» WHAT NEEDS TO BE DONE:
Pictures are not part of the copy. Retype the lines from the first one through the line that contains "yticks = [30, 40, 50, 60, 70, 80]".

» INFORMATION PROVIDED:
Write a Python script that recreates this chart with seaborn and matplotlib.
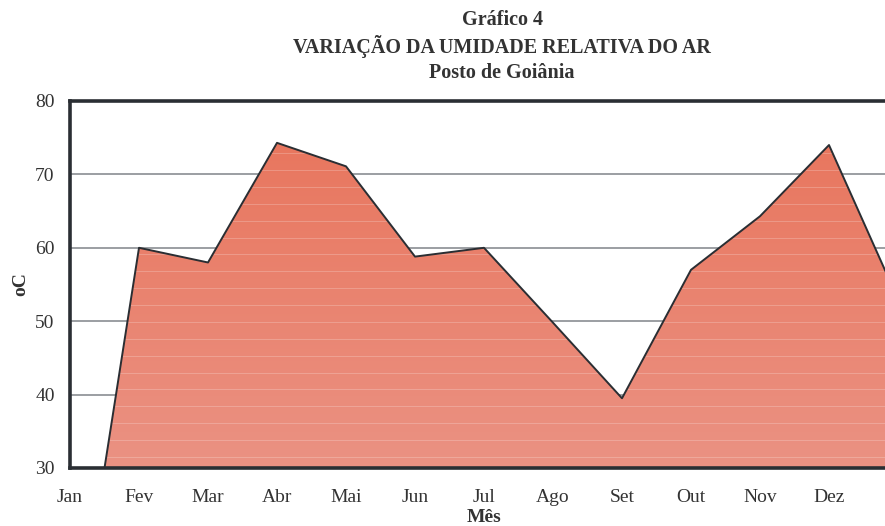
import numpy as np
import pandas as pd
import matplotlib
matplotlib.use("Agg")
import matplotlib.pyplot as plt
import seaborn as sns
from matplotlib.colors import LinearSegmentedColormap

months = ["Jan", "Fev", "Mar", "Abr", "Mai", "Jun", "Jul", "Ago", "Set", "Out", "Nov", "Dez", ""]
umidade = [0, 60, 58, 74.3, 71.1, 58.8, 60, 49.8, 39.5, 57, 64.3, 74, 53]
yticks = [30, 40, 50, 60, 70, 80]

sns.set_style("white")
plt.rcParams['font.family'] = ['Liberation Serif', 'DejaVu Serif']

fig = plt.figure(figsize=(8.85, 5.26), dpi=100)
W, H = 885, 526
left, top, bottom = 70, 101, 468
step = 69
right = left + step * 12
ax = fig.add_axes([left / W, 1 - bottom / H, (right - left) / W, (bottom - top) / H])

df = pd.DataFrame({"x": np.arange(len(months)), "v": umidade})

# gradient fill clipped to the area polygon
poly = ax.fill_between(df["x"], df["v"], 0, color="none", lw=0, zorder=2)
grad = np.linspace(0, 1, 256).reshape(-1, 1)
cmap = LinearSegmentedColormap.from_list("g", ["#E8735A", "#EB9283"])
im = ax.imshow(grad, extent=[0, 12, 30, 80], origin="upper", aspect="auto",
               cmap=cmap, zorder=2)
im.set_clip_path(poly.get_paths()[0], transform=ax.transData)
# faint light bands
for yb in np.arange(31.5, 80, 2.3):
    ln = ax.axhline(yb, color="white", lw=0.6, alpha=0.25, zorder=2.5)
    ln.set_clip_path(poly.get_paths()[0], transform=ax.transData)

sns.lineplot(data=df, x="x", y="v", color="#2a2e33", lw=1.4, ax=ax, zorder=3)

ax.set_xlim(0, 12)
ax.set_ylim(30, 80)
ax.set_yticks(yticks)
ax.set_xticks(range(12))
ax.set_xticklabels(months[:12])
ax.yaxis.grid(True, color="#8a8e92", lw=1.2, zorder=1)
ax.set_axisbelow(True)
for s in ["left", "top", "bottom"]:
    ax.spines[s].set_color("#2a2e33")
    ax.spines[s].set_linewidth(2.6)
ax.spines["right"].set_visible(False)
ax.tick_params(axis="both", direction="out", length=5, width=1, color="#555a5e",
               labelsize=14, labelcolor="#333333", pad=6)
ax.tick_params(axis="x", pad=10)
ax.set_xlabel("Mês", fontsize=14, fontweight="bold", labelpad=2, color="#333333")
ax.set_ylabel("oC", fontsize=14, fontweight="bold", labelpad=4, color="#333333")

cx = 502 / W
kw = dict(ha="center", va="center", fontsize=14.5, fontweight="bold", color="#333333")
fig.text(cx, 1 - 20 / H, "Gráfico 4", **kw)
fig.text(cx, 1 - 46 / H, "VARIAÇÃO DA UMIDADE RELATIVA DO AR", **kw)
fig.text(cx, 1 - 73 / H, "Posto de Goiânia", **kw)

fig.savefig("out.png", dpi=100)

» CORRECT ANSWER:
Write a Python script that recreates this chart with seaborn and matplotlib.
import numpy as np
import pandas as pd
import matplotlib
matplotlib.use("Agg")
import matplotlib.pyplot as plt
import seaborn as sns
from matplotlib.colors import LinearSegmentedColormap

months = ["Jan", "Fev", "Mar", "Abr", "Mai", "Jun", "Jul", "Ago", "Set", "Out", "Nov", "Dez", ""]
umidade = [0, 60, 58, 74.3, 71.1, 58.8, 60, 49.8, 39.5, 57, 64.3, 74, 53]
yticks = [30, 40, 50, 60, 70, 80]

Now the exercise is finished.